Honest caveat: I’m unsure whether timing matters for everyone or only habitual high-dose consumers. The Lovallo data was on habitual drinkers.


Four steps, four minutes, zero optimization required. For focus after you’ve started, body doubling works well as a follow-on structure.

If mornings still feel impossible with a simple plan in place, this piece on morning dread covers the underlying mechanics. And 30 days of the 5 AM challenge, honestly logged, is a useful companion read.

The point is not four minutes. The point is that you started.


FAQ

What is the minimum morning routine needed to start a productive day? Four steps, four minutes: feet on the floor, one slow exhale, say your top priority out loud, drink water before coffee. The goal is a functioning start, not an optimized one.

Does the order of these steps matter? Foot-plant first — it interrupts the horizontal position that keeps people stuck. Water-before-coffee depends on timing, so keep that last. The middle two can flex.

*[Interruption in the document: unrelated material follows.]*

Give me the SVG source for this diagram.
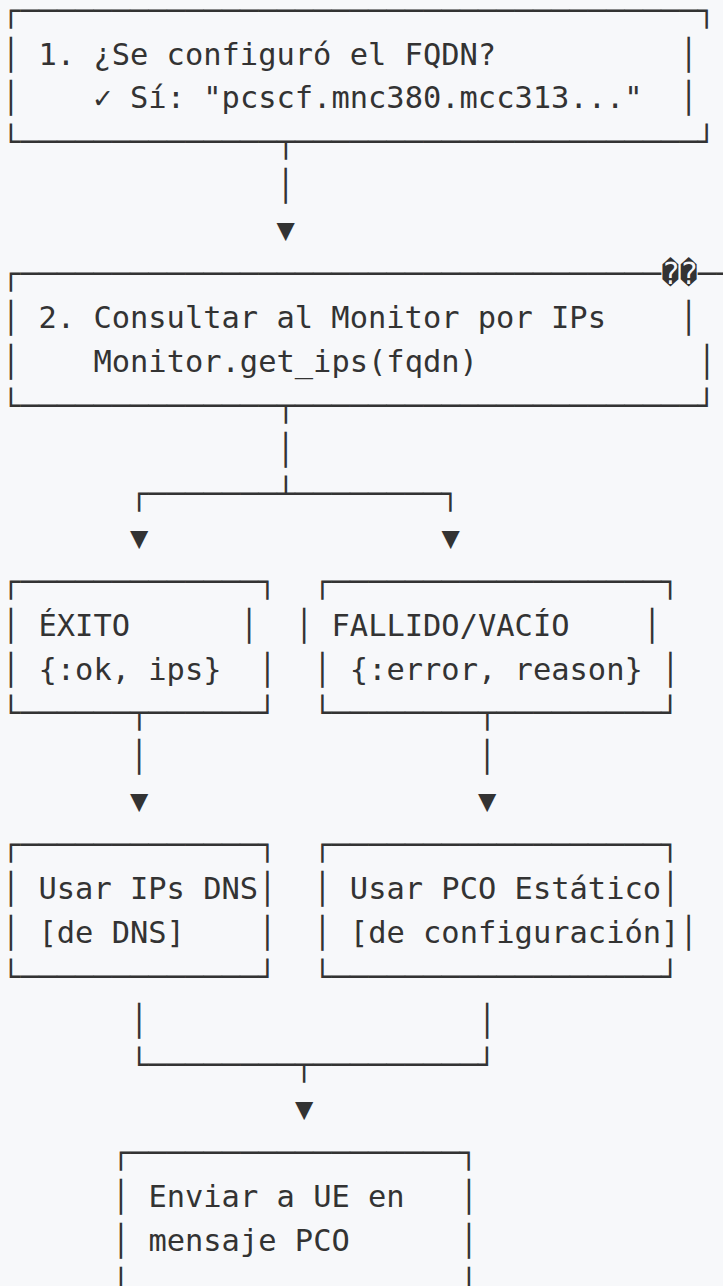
<svg xmlns="http://www.w3.org/2000/svg" width="723" height="1286" viewBox="0 0 723 1286" xml:space="preserve">
<style>
.t { font-family: "DejaVu Sans Mono", "Liberation Mono", monospace; font-size: 30.42px; fill: #333333; white-space: pre; }
</style>
<rect x="0" y="0" width="723" height="1286" fill="#f7f8fa"/>
<g id="node-1-fqdn">
<text class="t" x="1.85" y="20.6">┌─────────────────────────────────────┐</text>
<text class="t" x="1.85" y="64.53">│</text><text class="t" x="38.48" y="64.53">1. ¿Se configuró el FQDN?</text><text class="t" x="679.54" y="64.53">│</text>
<text class="t" x="1.85" y="108.46">│</text><text class="t" x="93.43" y="108.46">✓</text><text class="t" x="130.06" y="108.46">Sí: "pcscf.mnc380.mcc313..."</text><text class="t" x="679.54" y="108.46">│</text>
<text class="t" x="1.85" y="152.39">└──────────────┬──────────────────────┘</text>
</g>
<g id="node-2-monitor">
<text class="t" x="1.85" y="284.18">┌───────────────────────────────────</text><text class="t" x="661.23" y="284.18">�</text><text class="t" x="679.54" y="284.18">�</text><text class="t" x="697.86" y="284.18">──</text>
<text class="t" x="1.85" y="328.11">│</text><text class="t" x="38.48" y="328.11">2. Consultar al Monitor por IPs</text><text class="t" x="679.54" y="328.11">│</text>
<text class="t" x="1.85" y="372.04">│</text><text class="t" x="93.43" y="372.04">Monitor.get_ips(fqdn)</text><text class="t" x="697.86" y="372.04">│</text>
<text class="t" x="1.85" y="415.97">└──────────────┬──────────────────────┘</text>
</g>
<g id="node-3-exito">
<text class="t" x="1.85" y="591.69">┌─────────────┐</text>
<text class="t" x="1.85" y="635.62">│</text><text class="t" x="38.48" y="635.62">ÉXITO</text><text class="t" x="239.96" y="635.62">│</text>
<text class="t" x="1.85" y="679.55">│</text><text class="t" x="38.48" y="679.55">{:ok, ips}</text><text class="t" x="258.27" y="679.55">│</text>
<text class="t" x="1.85" y="723.48">└──────┬──────┘</text>
</g>
<g id="node-4-fallido">
<text class="t" x="313.22" y="591.69">┌──────────────────┐</text>
<text class="t" x="294.91" y="635.62">│</text><text class="t" x="331.54" y="635.62">FALLIDO/VACÍO</text><text class="t" x="642.91" y="635.62">│</text>
<text class="t" x="313.22" y="679.55">│</text><text class="t" x="349.85" y="679.55">{:error, reason}</text><text class="t" x="661.23" y="679.55">│</text>
<text class="t" x="313.22" y="723.48">└────────┬─────────┘</text>
</g>
<g id="node-5-dns">
<text class="t" x="1.85" y="855.27">┌─────────────┐</text>
<text class="t" x="1.85" y="899.2">│</text><text class="t" x="38.48" y="899.2">Usar IPs DNS</text><text class="t" x="258.27" y="899.2">│</text>
<text class="t" x="1.85" y="943.13">│</text><text class="t" x="38.48" y="943.13">[de DNS]</text><text class="t" x="258.27" y="943.13">│</text>
<text class="t" x="1.85" y="987.06">└─────────────┘</text>
</g>
<g id="node-6-estatico">
<text class="t" x="313.22" y="855.27">┌──────────────────┐</text>
<text class="t" x="313.22" y="899.2">│</text><text class="t" x="349.85" y="899.2">Usar PCO Estático</text><text class="t" x="661.23" y="899.2">│</text>
<text class="t" x="313.22" y="943.13">│</text><text class="t" x="349.85" y="943.13">[de configuración]</text><text class="t" x="679.54" y="943.13">│</text>
<text class="t" x="313.22" y="987.06">└──────────────────┘</text>
</g>
<g id="node-7-enviar">
<text class="t" x="111.75" y="1162.78">┌──────────────────┐</text>
<text class="t" x="111.75" y="1206.71">│</text><text class="t" x="148.38" y="1206.71">Enviar a UE en</text><text class="t" x="459.74" y="1206.71">│</text>
<text class="t" x="111.75" y="1250.64">│</text><text class="t" x="148.38" y="1250.64">mensaje PCO</text><text class="t" x="459.74" y="1250.64">│</text>
<text class="t" x="111.75" y="1294.57">│</text><text class="t" x="459.74" y="1294.57">│</text>
</g>
<g id="connectors">
<text class="t" x="276.59" y="196.32">│</text>
<text class="t" x="276.59" y="240.25">▼</text>
<text class="t" x="276.59" y="459.9">│</text>
<text class="t" x="130.06" y="503.83">┌───────┴────────┐</text>
<text class="t" x="130.06" y="547.76">▼</text>
<text class="t" x="441.43" y="547.76">▼</text>
<text class="t" x="130.06" y="767.41">│</text>
<text class="t" x="478.07" y="767.41">│</text>
<text class="t" x="130.06" y="811.34">▼</text>
<text class="t" x="478.07" y="811.34">▼</text>
<text class="t" x="130.06" y="1030.99">│</text>
<text class="t" x="478.07" y="1030.99">│</text>
<text class="t" x="130.06" y="1074.92">└────────┬─────────┘</text>
<text class="t" x="294.91" y="1118.85">▼</text>
</g>
</svg>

Why say the priority out loud instead of writing it down? Writing works too. But Gollwitzer’s research shows sensory distinctness drives follow-through — speaking tends to be more distinct than a note.

Is this a replacement for a full morning routine? No. It’s a floor, not a ceiling. On good days, build more. On hard days, four minutes keeps the streak alive.

What if I can’t do all four steps? Do the first one. Feet on floor, eyes open. That single step is the highest-leverage minute of the four.